Set the listing down unchanged, minus every embedded image.

══ Material provided ══

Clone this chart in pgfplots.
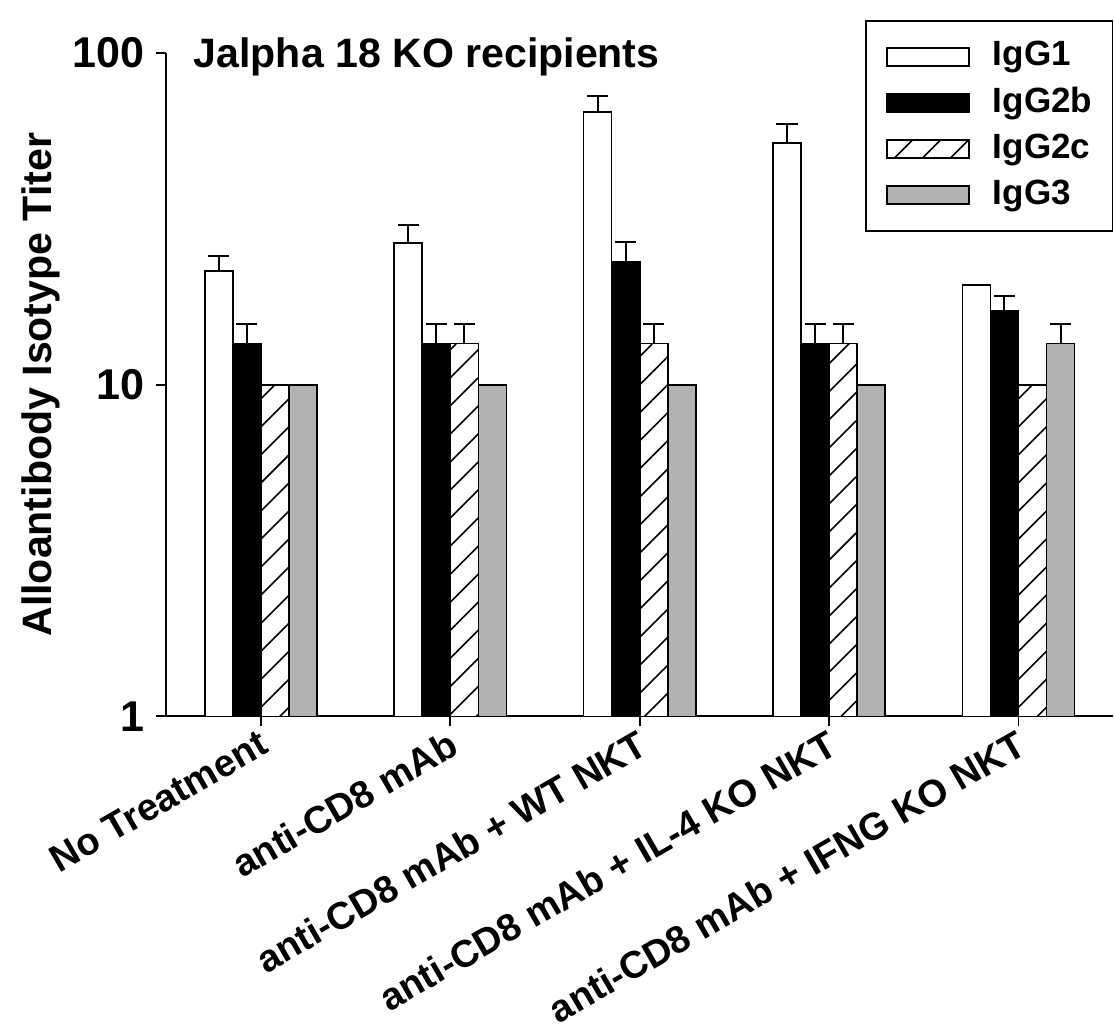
\documentclass[border=0pt]{standalone}
\usepackage{fontspec}
\setmainfont{Liberation Sans}
\usepackage{pgfplots}
\pgfplotsset{compat=1.18}
\usetikzlibrary{patterns.meta}
\definecolor{bargray}{RGB}{178,178,178}

\pgfplotstableread{
x  v1    e1   v2    e2   v3    e3   v4    e4
0  22.0  2.5  13.33 1.9  10.0  0    10.0  0
1  26.7  3.7  13.33 1.9  13.33 1.9  10.0  0
2  66.5  7.8  23.4  3.6  13.33 1.9  10.0  0
3  53.5  7.5  13.33 1.9  13.33 1.9  10.0  0
4  20.0  0    16.67 1.9  10.0  0    13.33 1.9
}\datatable

\begin{document}
\begin{tikzpicture}
\begin{axis}[
  scale only axis,
  width=472.5pt, height=331pt,
  clip=false,
  ymode=log, ymin=1, ymax=100,
  xmin=-0.5, xmax=4.5,
  axis lines*=left,
  axis line style={line width=0.9pt},
  ybar=0pt, bar width=14pt,
  xtick=data,
  xticklabels={No Treatment, anti-CD8 mAb, anti-CD8 mAb + WT NKT, anti-CD8 mAb + IL-4 KO NKT, anti-CD8 mAb + IFNG KO NKT},
  ytick={1,10,100},
  yticklabels={1,10,100},
  yminorticks=false,
  tick align=outside,
  major tick length=5pt,
  tick style={line width=0.9pt, black},
  /pgf/number format/assume math mode=true,
  yticklabel style={font=\fontsize{21.5}{24}\selectfont\bfseries, inner sep=0pt, xshift=-5.5pt},
  xticklabel style={font=\fontsize{19}{22}\selectfont\bfseries, rotate=30, anchor=north east, inner sep=0pt, xshift=-2pt},
  ylabel={Alloantibody Isotype Titer},
  ylabel style={font=\fontsize{20.5}{24}\selectfont\bfseries, at={(axis description cs:0,0.5)}, anchor=south, inner sep=0pt, yshift=53pt},
  legend style={at={(1,1)}, anchor=north east, yshift=16.5pt, draw=black, line width=0.8pt,
    inner xsep=10pt, inner ysep=10pt, row sep=7pt, column sep=11.5pt,
    font=\fontsize{17.5}{20}\selectfont\bfseries,
    nodes={inner sep=0pt, text height=12.5pt, text depth=3.5pt}},
  legend cell align=left,
  legend image code/.code={\draw[#1, line width=0.8pt] (0pt,-4.5pt) rectangle (41pt,4.5pt);},
  error bars/y dir=plus,
  error bars/y explicit,
  error bars/error bar style={line width=1pt, black},
  error bars/error mark options={rotate=90, mark size=5.25pt, line width=1pt, black},
]
\addplot[draw=black, line width=0.8pt, fill=white] table[x=x, y=v1, y error=e1] {\datatable};
\addplot[draw=black, line width=0.8pt, fill=black] table[x=x, y=v2, y error=e2] {\datatable};
\addplot[draw=black, line width=0.8pt, fill=white, postaction={pattern={Lines[angle=45, distance=9.9pt, line width=0.8pt]}}] table[x=x, y=v3, y error=e3] {\datatable};
\addplot[draw=black, line width=0.8pt, fill=bargray] table[x=x, y=v4, y error=e4] {\datatable};
\legend{IgG1, IgG2b, IgG2c, IgG3}
\node[anchor=base west, font=\fontsize{20.5}{24}\selectfont\bfseries, inner sep=0pt] at (axis description cs:0.0286,0.979) {Jalpha 18 KO recipients};
\path (axis description cs:0,0.5) ++(-83pt,0pt);
\path (axis description cs:1,1) ++(0pt,26.5pt);
\end{axis}
\end{tikzpicture}
\end{document}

═══

**Exercise answer:**
Clone this chart in pgfplots.
\documentclass[border=0pt]{standalone}
\usepackage{fontspec}
\setmainfont{Liberation Sans}
\usepackage{pgfplots}
\pgfplotsset{compat=1.18}
\usetikzlibrary{patterns.meta}
\definecolor{bargray}{RGB}{178,178,178}

\pgfplotstableread{
x  v1    e1   v2    e2   v3    e3   v4    e4
0  22.0  2.5  13.33 1.9  10.0  0    10.0  0
1  26.7  3.7  13.33 1.9  13.33 1.9  10.0  0
2  66.5  7.8  23.4  3.6  13.33 1.9  10.0  0
3  53.5  7.5  13.33 1.9  13.33 1.9  10.0  0
4  20.0  0    16.67 1.9  10.0  0    13.33 1.9
}\datatable

\begin{document}
\begin{tikzpicture}
\begin{axis}[
  scale only axis,
  width=472.5pt, height=331pt,
  clip=false,
  ymode=log, ymin=1, ymax=100,
  xmin=-0.5, xmax=4.5,
  axis lines*=left,
  axis line style={line width=0.9pt},
  ybar=0pt, bar width=14pt,
  xtick=data,
  xticklabels={No Treatment, anti-CD8 mAb, anti-CD8 mAb + WT NKT, anti-CD8 mAb + IL-4 KO NKT, anti-CD8 mAb + IFNG KO NKT},
  ytick={1,10,100},
  yticklabels={1,10,100},
  yminorticks=false,
  tick align=outside,
  major tick length=5pt,
  tick style={line width=0.9pt, black},
  /pgf/number format/assume math mode=true,
  yticklabel style={font=\fontsize{21.5}{24}\selectfont\bfseries, inner sep=0pt, xshift=-5.5pt},
  xticklabel style={font=\fontsize{19}{22}\selectfont\bfseries, rotate=30, anchor=north east, inner sep=0pt, xshift=-2pt},
  ylabel={Alloantibody Isotype Titer},
  ylabel style={font=\fontsize{20.5}{24}\selectfont\bfseries, at={(axis description cs:0,0.5)}, anchor=south, inner sep=0pt, yshift=53pt},
  legend style={at={(1,1)}, anchor=north east, yshift=16.5pt, draw=black, line width=0.8pt,
    inner xsep=10pt, inner ysep=10pt, row sep=7pt, column sep=11.5pt,
    font=\fontsize{17.5}{20}\selectfont\bfseries,
    nodes={inner sep=0pt, text height=12.5pt, text depth=3.5pt}},
  legend cell align=left,
  legend image code/.code={\draw[#1, line width=0.8pt] (0pt,-4.5pt) rectangle (41pt,4.5pt);},
  error bars/y dir=plus,
  error bars/y explicit,
  error bars/error bar style={line width=1pt, black},
  error bars/error mark options={rotate=90, mark size=5.25pt, line width=1pt, black},
]
\addplot[draw=black, line width=0.8pt, fill=white] table[x=x, y=v1, y error=e1] {\datatable};
\addplot[draw=black, line width=0.8pt, fill=black] table[x=x, y=v2, y error=e2] {\datatable};
\addplot[draw=black, line width=0.8pt, fill=white, postaction={pattern={Lines[angle=45, distance=9.9pt, line width=0.8pt]}}] table[x=x, y=v3, y error=e3] {\datatable};
\addplot[draw=black, line width=0.8pt, fill=bargray] table[x=x, y=v4, y error=e4] {\datatable};
\legend{IgG1, IgG2b, IgG2c, IgG3}
\node[anchor=base west, font=\fontsize{20.5}{24}\selectfont\bfseries, inner sep=0pt] at (axis description cs:0.0286,0.979) {Jalpha 18 KO recipients};
\path (axis description cs:0,0.5) ++(-83pt,0pt);
\path (axis description cs:1,1) ++(0pt,26.5pt);
\end{axis}
\end{tikzpicture}
\end{document}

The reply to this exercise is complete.